2021-05-04-LRZ to expand its flagship supercomputing system to integrate HPC and AI


E. Mayer for LRZ

LRZ to expand its flagship supercomputing system to integrate HPC and AI

Garching/Munich – May 04, 2021- Together with its partners Intel and Lenovo, the Leibniz Supercomputing Centre (LRZ) will expand its current flagship HPC system SuperMUC-NG, which is part of the Gauss Centre for Supercomputing (GCS). In addition to top performance in simulation and modelling, phase 2 of SuperMUC-NG will integrate and advance artificial intelligence (AI) methods of computation.

For this purpose, the system will be equipped with next-generation Intel Xeon Scalable processors (codenamed Sapphire Rapids) and “Ponte Vecchio”, Intel’s upcoming GPU based on the Xe-HPC micro-architecture for high per-formance computing and AI. The storage system will feature distributed asynchronous object storage (DAOS), and leverage 3rd Gen Intel Xeon Scalable processors and Intel Optane persistent memory to accelerate access to large amounts of data.

As with Phase 1, SuperMUC-NG Phase 2 will be jointly funded by the Free State of Bavaria and the Federal Ministry of Education and Research (BMBF) through GCS. The computing capacities are made available to specially qualified research projects nationwide in a scientific selection process.

New research tasks for supercomputing

“At the core of all LRZ activities is the user. It is our utmost priority to provide researchers with the resources and services they need to excel in their scienfitic domains," says Prof. Dr. Dieter Kranzlmüller, Director of the LRZ. "Over the last years, we’ve observed our users accessing our systems not only for classical modeling and simulation, but increasingly for data analysis with artificial intelligence methods." This requires not only computing power, but different computer architecture and configuration as well as more flexible data storage.

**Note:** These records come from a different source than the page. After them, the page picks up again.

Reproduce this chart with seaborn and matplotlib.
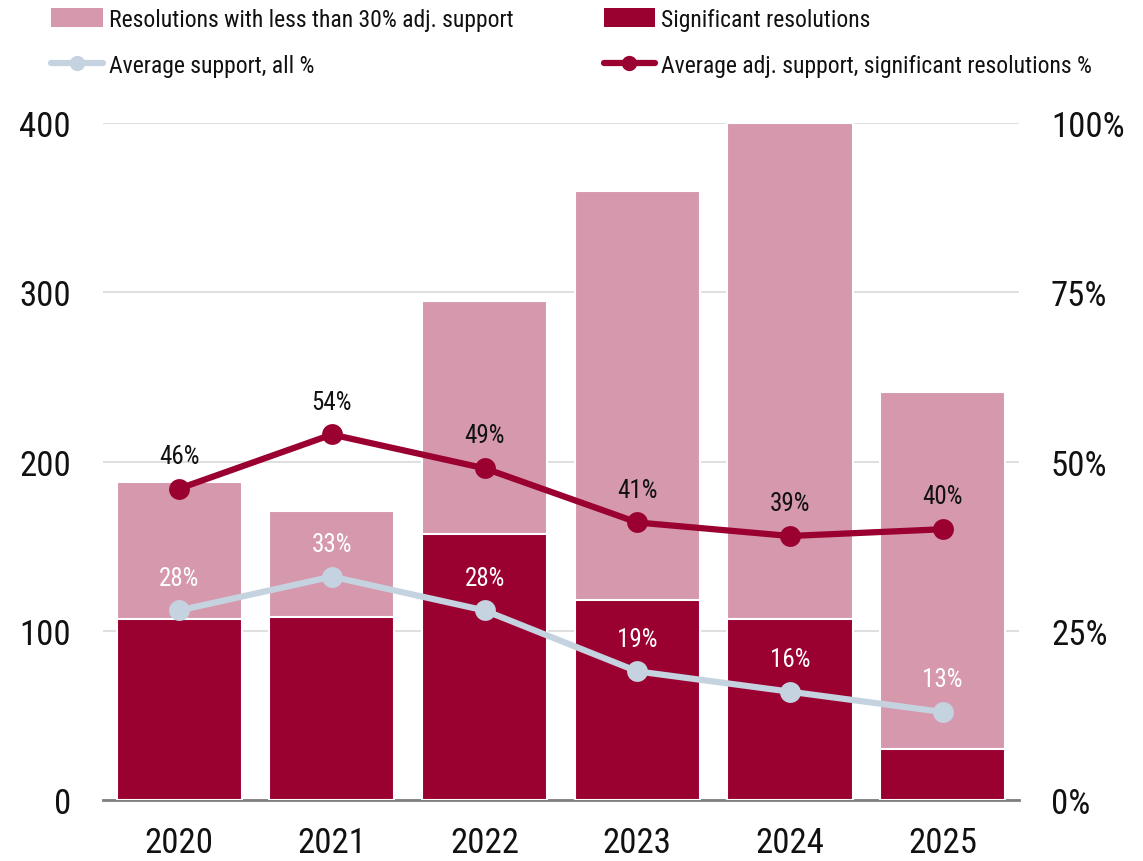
import matplotlib
matplotlib.use("Agg")
import matplotlib.pyplot as plt
import matplotlib.font_manager as fm
from matplotlib.patches import Patch
from matplotlib.lines import Line2D
import seaborn as sns
import pandas as pd

# Shareholder resolution counts and average support by year
years = ["2020", "2021", "2022", "2023", "2024", "2025"]
significant = [107, 108, 157, 118, 107, 30]
low_support = [81, 63, 138, 242, 293, 211]
avg_support_all = [28, 33, 28, 19, 16, 13]
avg_support_significant = [46, 54, 49, 41, 39, 40]

left_ticks = [0, 100, 200, 300, 400]
right_ticks = [0, 25, 50, 75, 100]

DARK = "#9A0030"
PINK = "#D698AC"
LIGHT = "#C5D3E0"
TEXT = "#111111"

sns.set_theme(style="white")

# Prefer a narrow/condensed sans face when one is installed
preferred = ["Roboto Condensed", "Roboto", "Open Sans", "Noto Sans", "Liberation Sans Narrow",
             "Liberation Sans", "DejaVu Sans", "Lato", "Inter"]
narrow = []
for f in fm.fontManager.ttflist:
    is_narrow = (f.stretch in ("condensed", "semi-condensed", "extra-condensed")
                 or "Condensed" in f.name or "Narrow" in f.name)
    if is_narrow and f.style == "normal" and f.weight in (400, "normal", "regular", "book"):
        narrow.append(f)
narrow.sort(key=lambda f: next((i for i, p in enumerate(preferred) if f.name.startswith(p.split()[0])), 99))

if narrow:
    face = narrow[0]
    plt.rcParams["font.family"] = [face.name, "DejaVu Sans"]
    plt.rcParams["font.stretch"] = face.stretch
    tick_size, label_size, legend_size = 25, 18, 17
else:
    plt.rcParams["font.family"] = ["Roboto", "DejaVu Sans"]
    tick_size, label_size, legend_size = 21, 15, 14.5

df = pd.DataFrame({
    "year": years,
    "significant": significant,
    "total": [s + l for s, l in zip(significant, low_support)],
    "all": avg_support_all,
    "sig": avg_support_significant,
})

fig = plt.figure(figsize=(11.43, 8.62), dpi=100)
ax = fig.add_axes([0.090, 0.0708, 0.8015, 0.7852])

sns.barplot(data=df, x="year", y="total", color=PINK, width=0.82,
            edgecolor="white", linewidth=1.5, saturation=1, ax=ax, zorder=2)
sns.barplot(data=df, x="year", y="significant", color=DARK, width=0.82,
            edgecolor="white", linewidth=1.5, saturation=1, ax=ax, zorder=3)

ax.set_xlim(-0.5, 5.5)
ax.set_ylim(0, 400)
ax.set_yticks(left_ticks)
ax.set_yticklabels([str(t) for t in left_ticks])
ax.yaxis.grid(True, color="#D9D9D9", linewidth=1.2, zorder=0)
ax.set_axisbelow(True)
ax.set_xlabel("")
ax.set_ylabel("")
for side in ["top", "left", "right"]:
    ax.spines[side].set_visible(False)
ax.spines["bottom"].set_color("#7F7F7F")
ax.spines["bottom"].set_linewidth(2)
ax.tick_params(axis="y", length=0, pad=23, labelsize=tick_size, labelcolor=TEXT)
ax.tick_params(axis="x", length=0, pad=19, labelsize=tick_size, labelcolor=TEXT)

ax2 = ax.twinx()
x_pos = list(range(len(years)))
sns.lineplot(x=x_pos, y=df["all"], ax=ax2, color=LIGHT, linewidth=4.5,
             marker="o", markersize=15, markeredgewidth=0, zorder=4)
sns.lineplot(x=x_pos, y=df["sig"], ax=ax2, color=DARK, linewidth=4.5,
             marker="o", markersize=15, markeredgewidth=0, zorder=5)
ax2.set_ylim(0, 100)
ax2.set_yticks(right_ticks)
ax2.set_yticklabels([f"{t}%" for t in right_ticks])
ax2.set_ylabel("")
ax2.tick_params(axis="y", length=0, pad=23, labelsize=tick_size, labelcolor=TEXT)
for side in ["top", "left", "right", "bottom"]:
    ax2.spines[side].set_visible(False)
ax2.set_xlim(-0.5, 5.5)

for i, (a, s) in enumerate(zip(avg_support_all, avg_support_significant)):
    ax2.annotate(f"{s}%", (i, s), xytext=(0, 15), textcoords="offset points",
                 ha="center", va="bottom", fontsize=label_size, color=TEXT)
    ax2.annotate(f"{a}%", (i, a), xytext=(0, 15), textcoords="offset points",
                 ha="center", va="bottom", fontsize=label_size, color="white")

legend_kw = dict(frameon=False, fontsize=legend_size, handlelength=2.2, handleheight=0.9,
                 labelspacing=1.0, handletextpad=0.25, borderaxespad=0, borderpad=0,
                 loc="upper left", labelcolor=TEXT)
leg1 = fig.legend(
    handles=[Patch(facecolor=PINK, edgecolor="none"),
             Line2D([0], [0], color=LIGHT, lw=4.5, marker="o", markersize=10)],
    labels=["Resolutions with less than 30% adj. support", "Average support, all %"],
    bbox_to_anchor=(0.0446, 0.99), **legend_kw)
leg2 = fig.legend(
    handles=[Patch(facecolor=DARK, edgecolor="none"),
             Line2D([0], [0], color=DARK, lw=4.5, marker="o", markersize=10)],
    labels=["Significant resolutions", "Average adj. support, significant resolutions %"],
    bbox_to_anchor=(0.528, 0.99), **legend_kw)

fig.savefig("out.png", dpi=100)
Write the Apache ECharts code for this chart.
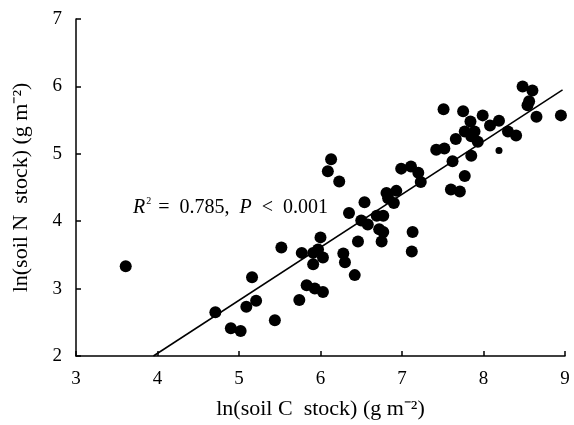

“We’re continuously pushing the boundaries of hardware and software technology to deliver an easy and scalable compute stack in the data center for a wide range of diverse and emerging workloads in HPC and AI,” said Raja Koduri, SVP, chief architect, and general manager of Architecture, Graphics, and Software at Intel. “We are thrilled that LRZ has chosen to partner with Intel in bringing their SuperMUC system to market based on Intel’s XPU product portfolio, advanced packaging and memory technologies, and the unified oneAPI software stack to power the next generation of high performance computing.”

Practical experience with using artificial intelligence methods is increasingly becoming a key capability in science. This is attracting new user groups to LRZ: Until now, it was mostly experts from physics, engineering and the natural sciences who relied on high-performance computing. With AI techniques becoming more widely used, demand in HPC and AI resources is now increasing in the fields of medicine, life and environmental sciences, as well as the humanities. For example, practitioners use automated image, speech or pattern recognition in earth observation or climate data from satellites, anonymized medical imagery and health records, or data demographics. The more complex these neural networks and the desired functions, the higher the demand for computing and fast memory performance.

SuperMUC-NG already offers enormous computing power, but will now be upgraded for more diverse tasks with this expansion: Some of the new technology is currently being tested in the LRZ test environment BEAST (Bavarian, Energy, Architecture, Software Testbed) to better understand its capability in a future large-scale HPC system. To ensure that phase 2 of SuperMUC-NG continues to operate as energy-efficient as possible, the 240 Intel compute nodes are integrated into Lenovo's SD650-I v3 platform, which is directly cooled with warm water, and connected to the DAOS storage system via a high-speed network. Its capacity is 1 petabyte of data storage, but more importantly, this technology enables fast throughput of large data volumes. This system architecture is particularly well-suited then for highly scalable, compute- and data-intensive workloads and artificial intelligence applications.

"The Leibniz Supercomputing Centre has been a thought leader in new technologies for many years, setting standards for research and development and being an important innovation partner for Lenovo. For example, LRZ has already installed warm water cooling and is planning to implement an integrated system for artificial intelligence and deep learning - all from Lenovo", emphasizes Noam Rosen, EMEA Director, HPC & AI, ISG at Lenovo. “Sustainability has also been important for LRZ in its infrastructure projects. That's why we are pleased to play a part in this initiative too, as the Lenovo components for SuperMUC-NG phase 2 will be manufactured in our new production facility in Hungary - rather than in our American or Asian production facilities - further improving the eco-footprint of our supply chain."

Consulting and training

While the DAOS storage system is expected to arrive in Garching in the fall of 2021, the compute system will follow in the spring of 2022. The LRZ is working with its user community in preparation: Researchers already have access to GPU systems specialized on AI applications and LRZ’s HPC and Big Data teams consult and support the users in adapting and optimizing their codes and AI algorithms. The LRZ training program also offers a wide variety of machine and deep learning courses where students and researchers learn how to adapt existing algorithms or develop and train their own.